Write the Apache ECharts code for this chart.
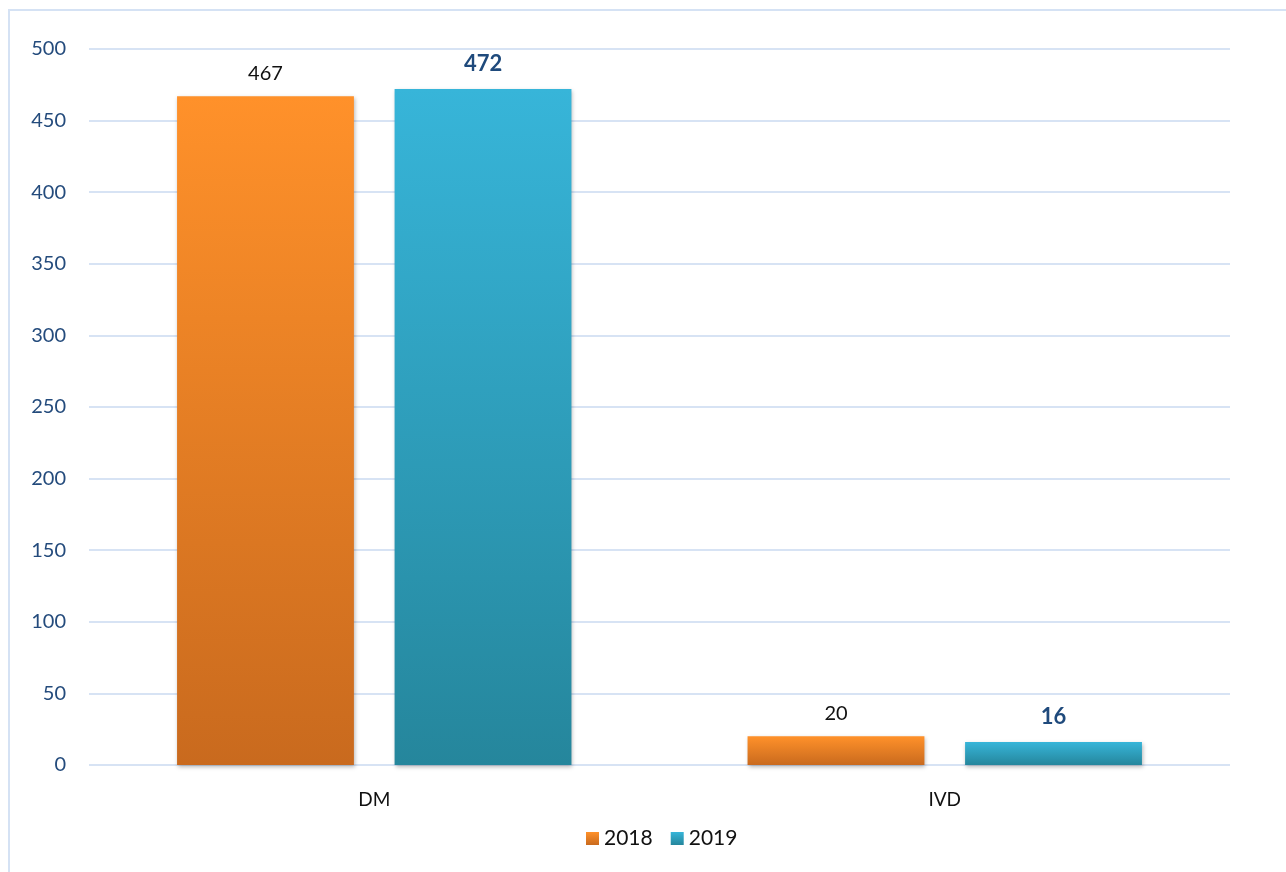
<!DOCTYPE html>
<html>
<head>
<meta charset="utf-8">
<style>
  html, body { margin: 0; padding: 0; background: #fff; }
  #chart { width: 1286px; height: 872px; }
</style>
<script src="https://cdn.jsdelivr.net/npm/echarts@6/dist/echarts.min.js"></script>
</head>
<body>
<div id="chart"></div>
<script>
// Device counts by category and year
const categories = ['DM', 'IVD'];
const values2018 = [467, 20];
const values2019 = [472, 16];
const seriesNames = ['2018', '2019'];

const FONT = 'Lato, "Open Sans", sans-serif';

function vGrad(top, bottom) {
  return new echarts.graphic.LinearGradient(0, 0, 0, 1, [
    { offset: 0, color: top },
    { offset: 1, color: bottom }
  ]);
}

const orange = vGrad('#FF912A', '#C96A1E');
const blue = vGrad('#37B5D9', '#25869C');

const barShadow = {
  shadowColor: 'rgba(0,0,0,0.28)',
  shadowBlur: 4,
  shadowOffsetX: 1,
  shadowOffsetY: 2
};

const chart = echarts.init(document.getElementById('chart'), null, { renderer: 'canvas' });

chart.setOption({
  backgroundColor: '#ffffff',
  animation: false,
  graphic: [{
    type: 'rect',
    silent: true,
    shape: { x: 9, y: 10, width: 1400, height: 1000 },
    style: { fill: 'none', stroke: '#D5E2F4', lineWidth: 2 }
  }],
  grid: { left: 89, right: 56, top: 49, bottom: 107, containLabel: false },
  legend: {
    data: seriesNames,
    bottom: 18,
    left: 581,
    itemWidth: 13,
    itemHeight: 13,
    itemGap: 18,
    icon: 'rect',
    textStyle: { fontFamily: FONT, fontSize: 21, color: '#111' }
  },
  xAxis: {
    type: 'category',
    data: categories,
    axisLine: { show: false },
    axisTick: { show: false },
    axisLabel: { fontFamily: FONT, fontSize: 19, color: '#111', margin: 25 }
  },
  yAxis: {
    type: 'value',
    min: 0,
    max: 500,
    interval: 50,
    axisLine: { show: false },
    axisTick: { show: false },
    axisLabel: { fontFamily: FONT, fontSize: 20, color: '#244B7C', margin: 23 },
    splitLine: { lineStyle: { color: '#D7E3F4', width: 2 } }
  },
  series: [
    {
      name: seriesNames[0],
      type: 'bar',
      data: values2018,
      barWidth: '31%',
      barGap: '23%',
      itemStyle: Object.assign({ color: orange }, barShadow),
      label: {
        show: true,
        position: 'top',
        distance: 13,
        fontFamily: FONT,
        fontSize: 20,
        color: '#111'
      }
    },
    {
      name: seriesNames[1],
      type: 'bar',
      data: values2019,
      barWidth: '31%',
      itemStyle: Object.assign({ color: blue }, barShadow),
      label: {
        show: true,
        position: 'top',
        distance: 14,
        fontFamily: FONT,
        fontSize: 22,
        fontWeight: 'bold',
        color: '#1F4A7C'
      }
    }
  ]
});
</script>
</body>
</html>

AIM OF THE EXERCISE: Leave out the pictures and copy the rest of the material above exactly.

CORRECT ANSWER:
Write the Apache ECharts code for this chart.
<!DOCTYPE html>
<html>
<head>
<meta charset="utf-8">
<style>
  html, body { margin: 0; padding: 0; background: #fff; }
  #chart { width: 1286px; height: 872px; }
</style>
<script src="https://cdn.jsdelivr.net/npm/echarts@6/dist/echarts.min.js"></script>
</head>
<body>
<div id="chart"></div>
<script>
// Device counts by category and year
const categories = ['DM', 'IVD'];
const values2018 = [467, 20];
const values2019 = [472, 16];
const seriesNames = ['2018', '2019'];

const FONT = 'Lato, "Open Sans", sans-serif';

function vGrad(top, bottom) {
  return new echarts.graphic.LinearGradient(0, 0, 0, 1, [
    { offset: 0, color: top },
    { offset: 1, color: bottom }
  ]);
}

const orange = vGrad('#FF912A', '#C96A1E');
const blue = vGrad('#37B5D9', '#25869C');

const barShadow = {
  shadowColor: 'rgba(0,0,0,0.28)',
  shadowBlur: 4,
  shadowOffsetX: 1,
  shadowOffsetY: 2
};

const chart = echarts.init(document.getElementById('chart'), null, { renderer: 'canvas' });

chart.setOption({
  backgroundColor: '#ffffff',
  animation: false,
  graphic: [{
    type: 'rect',
    silent: true,
    shape: { x: 9, y: 10, width: 1400, height: 1000 },
    style: { fill: 'none', stroke: '#D5E2F4', lineWidth: 2 }
  }],
  grid: { left: 89, right: 56, top: 49, bottom: 107, containLabel: false },
  legend: {
    data: seriesNames,
    bottom: 18,
    left: 581,
    itemWidth: 13,
    itemHeight: 13,
    itemGap: 18,
    icon: 'rect',
    textStyle: { fontFamily: FONT, fontSize: 21, color: '#111' }
  },
  xAxis: {
    type: 'category',
    data: categories,
    axisLine: { show: false },
    axisTick: { show: false },
    axisLabel: { fontFamily: FONT, fontSize: 19, color: '#111', margin: 25 }
  },
  yAxis: {
    type: 'value',
    min: 0,
    max: 500,
    interval: 50,
    axisLine: { show: false },
    axisTick: { show: false },
    axisLabel: { fontFamily: FONT, fontSize: 20, color: '#244B7C', margin: 23 },
    splitLine: { lineStyle: { color: '#D7E3F4', width: 2 } }
  },
  series: [
    {
      name: seriesNames[0],
      type: 'bar',
      data: values2018,
      barWidth: '31%',
      barGap: '23%',
      itemStyle: Object.assign({ color: orange }, barShadow),
      label: {
        show: true,
        position: 'top',
        distance: 13,
        fontFamily: FONT,
        fontSize: 20,
        color: '#111'
      }
    },
    {
      name: seriesNames[1],
      type: 'bar',
      data: values2019,
      barWidth: '31%',
      itemStyle: Object.assign({ color: blue }, barShadow),
      label: {
        show: true,
        position: 'top',
        distance: 14,
        fontFamily: FONT,
        fontSize: 22,
        fontWeight: 'bold',
        color: '#1F4A7C'
      }
    }
  ]
});
</script>
</body>
</html>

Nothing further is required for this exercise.